Last time, we talked about the importance of midterms, and why they can be more stressful than finals, especially given their ability to impact the rest of your semester. If you read that post and agreed that midterm season is a significant time of year, you may have been thinking something along the lines of “Well, now I know how important midterms are, but it would be great if I can get some tips for midterm season!”. Have no fear, in this post, we will go over some tips to help you conquer the midterm mountains.
Devise a plan
If you’ve been reading some my blog posts, you may notice the recurrent theme of planning. One of the most important applications of planning is in the making of your study schedule. Unlike finals, midterm dates and times are usually available on the first day of classes, in the course syllabus. What I suggest, is putting up a 4-month semester calendar on your wall (campus bookstores usually have them), and filling in all your midterm dates as soon as possible.
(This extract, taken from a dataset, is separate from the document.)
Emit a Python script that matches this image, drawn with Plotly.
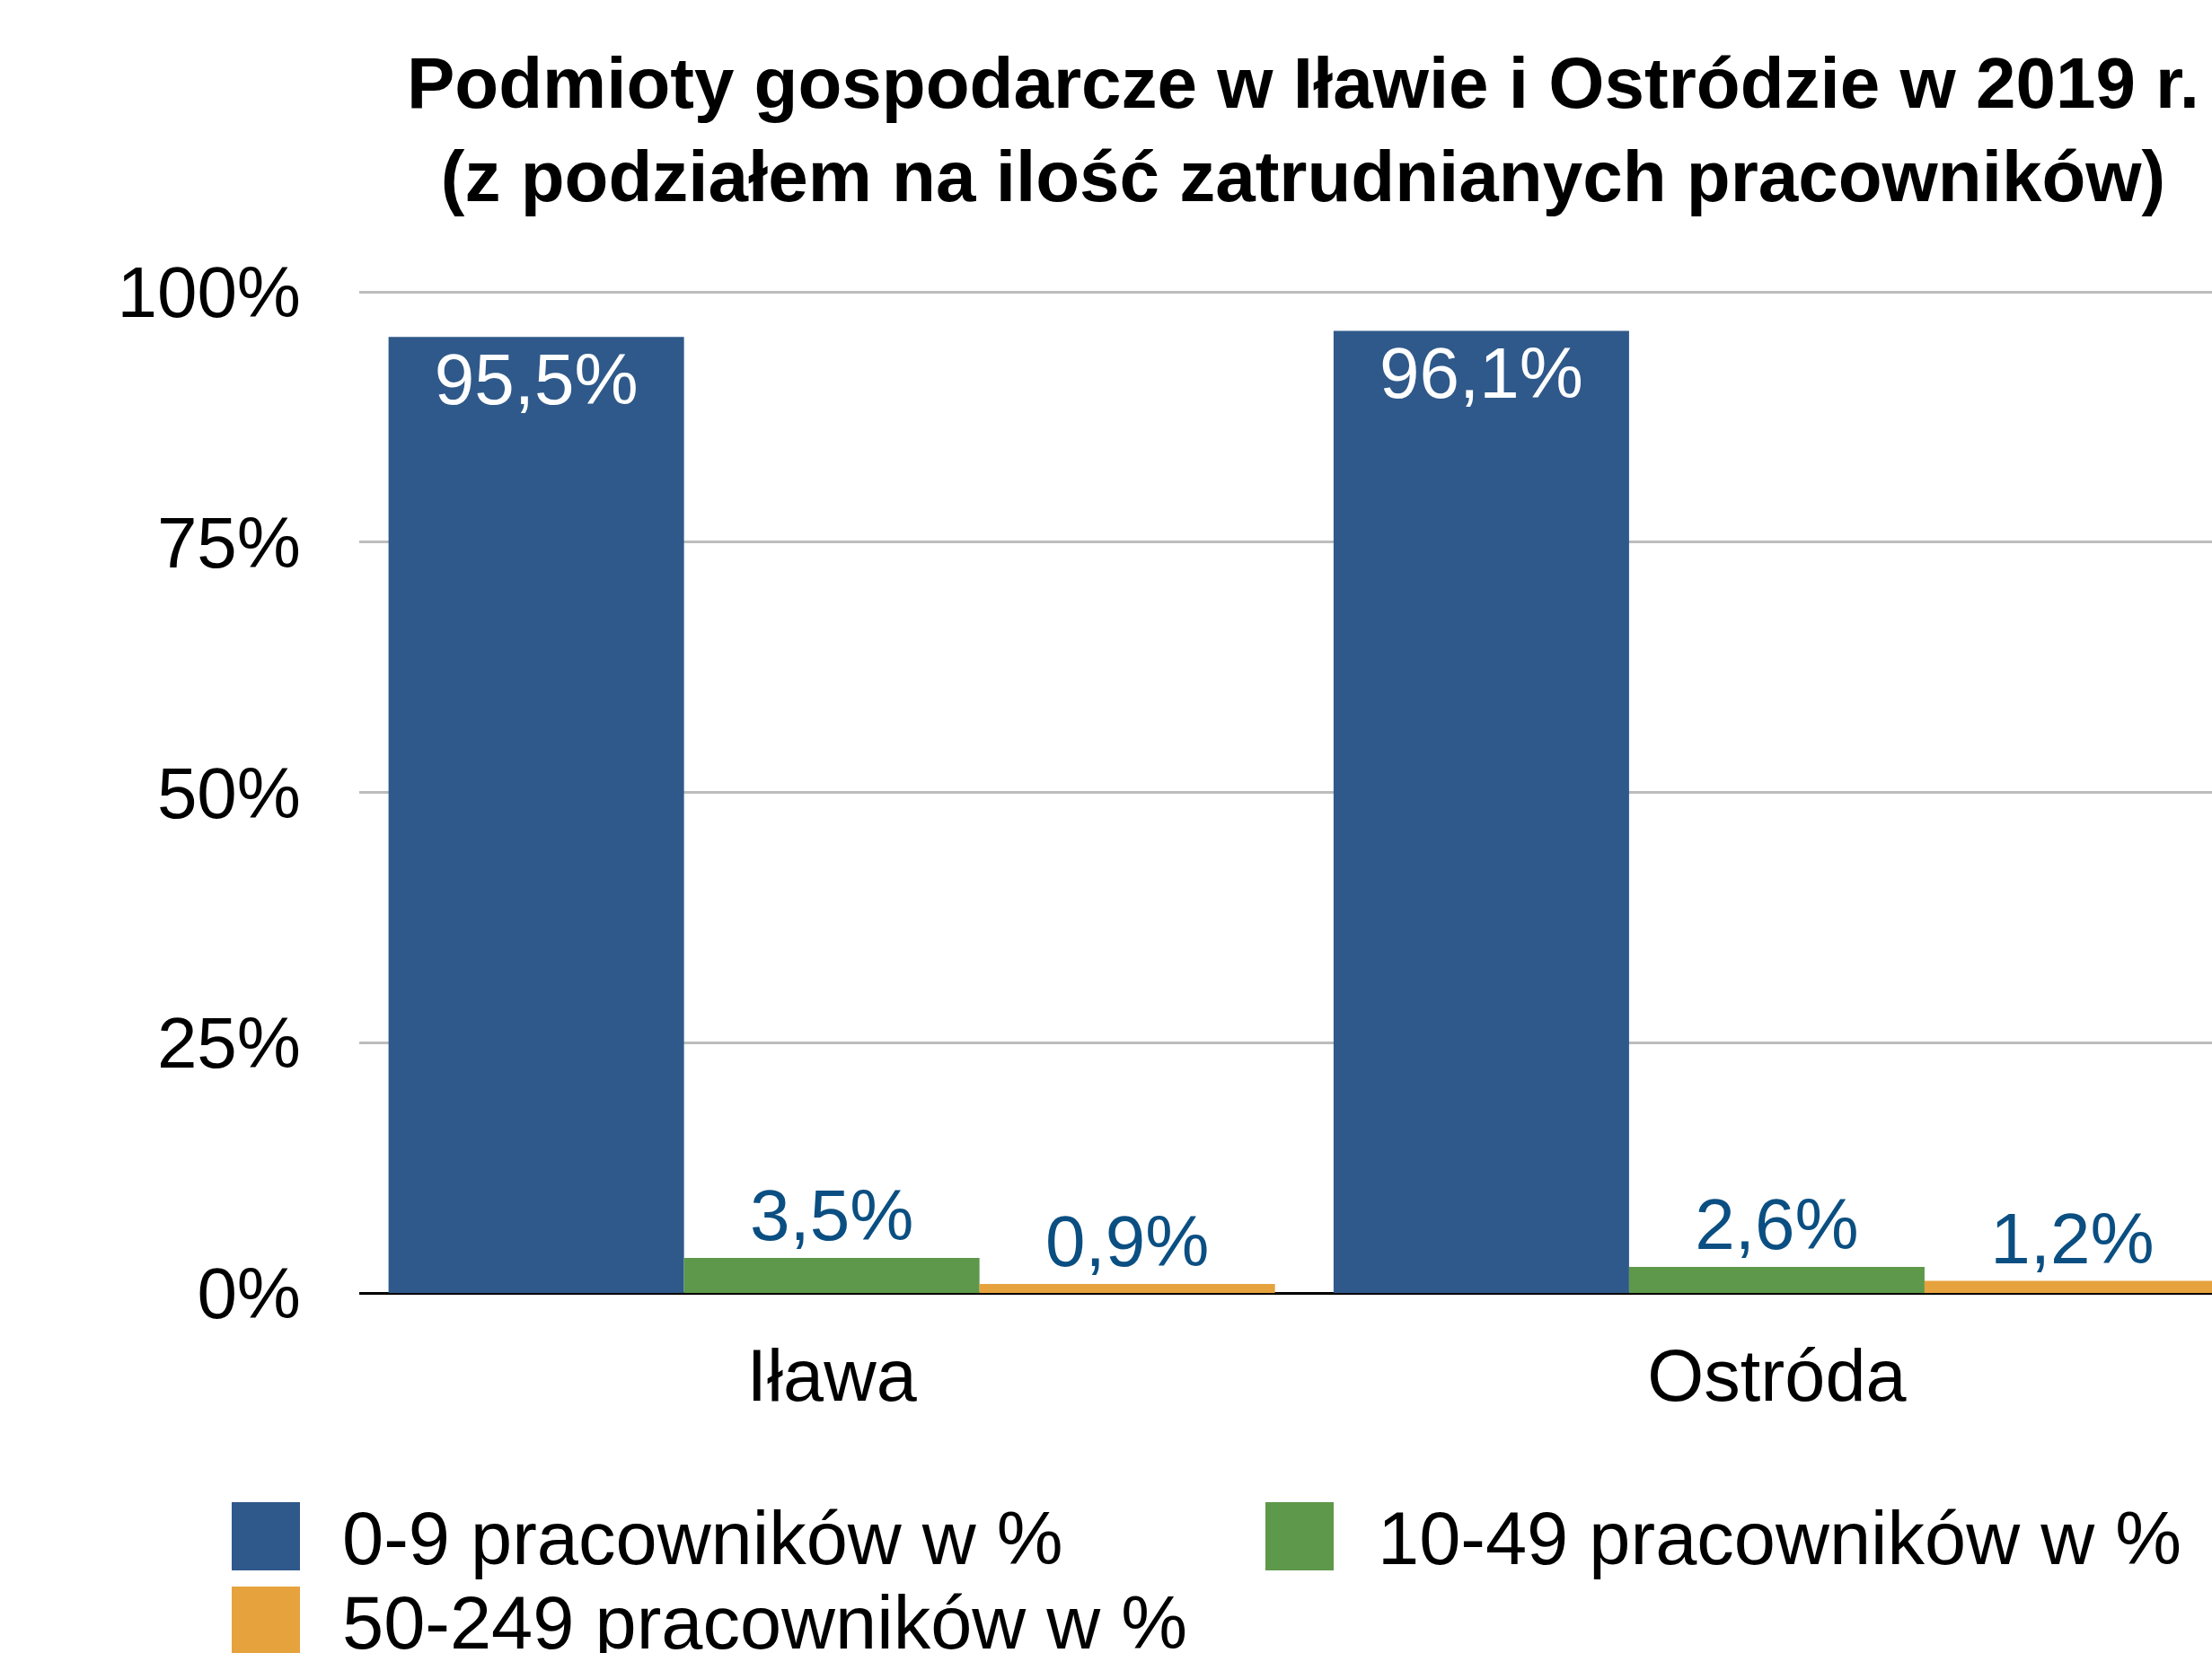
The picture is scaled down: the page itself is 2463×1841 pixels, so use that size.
import plotly.graph_objects as go

# ---- data ----
categories = ["Iława", "Ostróda"]
series_names = ["0-9 pracowników w %", "10-49 pracowników w %", "50-249 pracowników w %"]
values_0_9 = [95.5, 96.1]
values_10_49 = [3.5, 2.6]
values_50_249 = [0.9, 1.2]
series_values = [values_0_9, values_10_49, values_50_249]
series_colors = ["#2F598A", "#5E984A", "#E6A23D"]
y_tickvals = [0, 25, 50, 75, 100]
y_ticktext = ["0%", "25%", "50%", "75%", "100%"]
title_lines = ["Podmioty gospodarcze w Iławie i Ostródzie w 2019 r.",
               "(z podziałem na ilość zatrudnianych pracowników)"]

# ---- layout constants (pixels) ----
W, H = 2463, 1841
PL, PR = 400, 2463          # plot left / right
PT, PB = 322, 1440          # plot top / bottom
Y100 = 325                  # pixel of 100%
FONT = "Liberation Sans, Arial, Helvetica, sans-serif"
LABEL_BLUE = "#0B4F82"
FS = 80


def fmt(v):
    return f"{v:.1f}%".replace(".", ",")


def xp(px):
    return (px - PL) / (PR - PL)


def yp(py):
    return (PB - py) / (PB - PT)


fig = go.Figure()
for i, (name, vals, col) in enumerate(zip(series_names, series_values, series_colors)):
    inside = i == 0
    fig.add_trace(go.Bar(
        x=categories, y=vals, name=name,
        marker=dict(color=col, line=dict(width=0)),
        text=[fmt(v) for v in vals],
        textposition="inside" if inside else "outside",
        insidetextanchor="end",
        textfont=dict(family=FONT, size=FS, color="white" if inside else LABEL_BLUE),
        outsidetextfont=dict(family=FONT, size=FS, color=LABEL_BLUE),
        insidetextfont=dict(family=FONT, size=FS, color="white"),
        constraintext="none",
        cliponaxis=False if not inside else True,
        showlegend=False,
    ))

ymax = 100 * (PB - PT) / (PB - Y100)

# manual legend (large square swatches)
legend_pos = [(258, 1673, 382), (1409, 1673, 1535), (258, 1767, 382)]
SW = 76
LFS = 83
shapes = []
annotations = []
for (sx, sy, tx), name, col in zip(legend_pos, series_names, series_colors):
    shapes.append(dict(type="rect", xref="paper", yref="paper",
                       x0=xp(sx), x1=xp(sx + SW), y0=yp(sy + SW), y1=yp(sy),
                       fillcolor=col, line=dict(width=0), layer="above"))
    annotations.append(dict(xref="paper", yref="paper", x=xp(tx - 3), y=yp(sy + SW / 2 + 2),
                            xanchor="left", yanchor="middle", showarrow=False,
                            text=name, font=dict(family=FONT, size=LFS, color="black")))

fig.update_layout(
    width=W, height=H,
    margin=dict(l=PL, r=W - PR, t=PT, b=H - PB, pad=0),
    paper_bgcolor="white", plot_bgcolor="white",
    barmode="group", bargap=0.062, bargroupgap=0,
    showlegend=False,
    title=dict(text="<br>".join(title_lines), x=1451 / W, xanchor="center",
               xref="container", yref="container", y=1 - 120 / H, yanchor="top",
               font=dict(family=FONT, size=FS, color="black", weight="bold")),
    xaxis=dict(range=[-0.5, 1.4605], showgrid=False, zeroline=False, showline=False,
               ticks="", tickfont=dict(family=FONT, size=81, color="black"),
               ticklabelstandoff=38),
    yaxis=dict(range=[0, ymax], tickvals=y_tickvals, ticktext=y_ticktext,
               showgrid=True, gridcolor="#BDBDBD", gridwidth=3,
               zeroline=True, zerolinecolor="black", zerolinewidth=3,
               showline=False, ticks="",
               tickfont=dict(family=FONT, size=80, color="black"),
               ticklabelstandoff=64),
    shapes=shapes, annotations=annotations,
)

fig.write_html("out.html", config={"displayModeBar": False},
               post_script="document.body.style.margin='0';document.body.style.overflow='hidden';")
This may seem excessive to some, especially those who relish in the struggle of studying for a test the day before, but believe me, this will help you tremendously. Seeing how your midterm schedule looks “zoomed out” is very helpful because it allows you to tailor your study plan with specificity. You can see where you will be a little more crammed for time, so then you can compensate for that early on by staying on top of those subjects specifically. Furthermore, this technique helps in preventing time from launching a sneak attack. You know what I’m talking about; the jump from “I have loads of time left” to “I have no time left” often happens all too rapidly.
Pay attention to detail
I can’t speak much for other subjects, but when it comes to the life sciences, doing well on midterms often entails focusing on the details. Ideally you have been keeping up throughout the term, as it is unrealistic to expect to procrastinate and still be able to understand all the details. Focusing on the details can mean spending quite a bit of time memorizing, but it will be worth it because the final will most likely test in less detail, so “overshooting” here will benefit you in the long run.
Do lots of practice
Since midterms are relatively early in the semester, there may not be too many problem types covered, so if you cover all topics/problem types in your practice, you maximize your chances of performing well. Focusing on the most important topics/problem types of course makes sense, but don’t be afraid to add in variety into your practice, because you never know what can show up on the test. This can include using different resources (i.e., slides, textbook, videos, etc.) in your studies.
I often think of midterm season metaphorically as a juggling game. You are juggling tests, labs, reports, assignments, and class attendance all at once. Compare this to finals where classes and assignments are done, and you only focus on the exam. Therefore, it’s important to think a few steps ahead, so that you can juggle effectively. This can often mean making some strategic sacrifices, for example, handing in a lab report one or two days late will often result in a 5 or 10% penalty for that report, but if you have a difficult midterm on the day that the report is due that weighs more than the report, you might decide that it’s better to take the hit. So, to juggle effectively, think a few steps ahead, and make strategic decisions.
Hopefully, these tips help you succeed this midterm season. Good luck studying!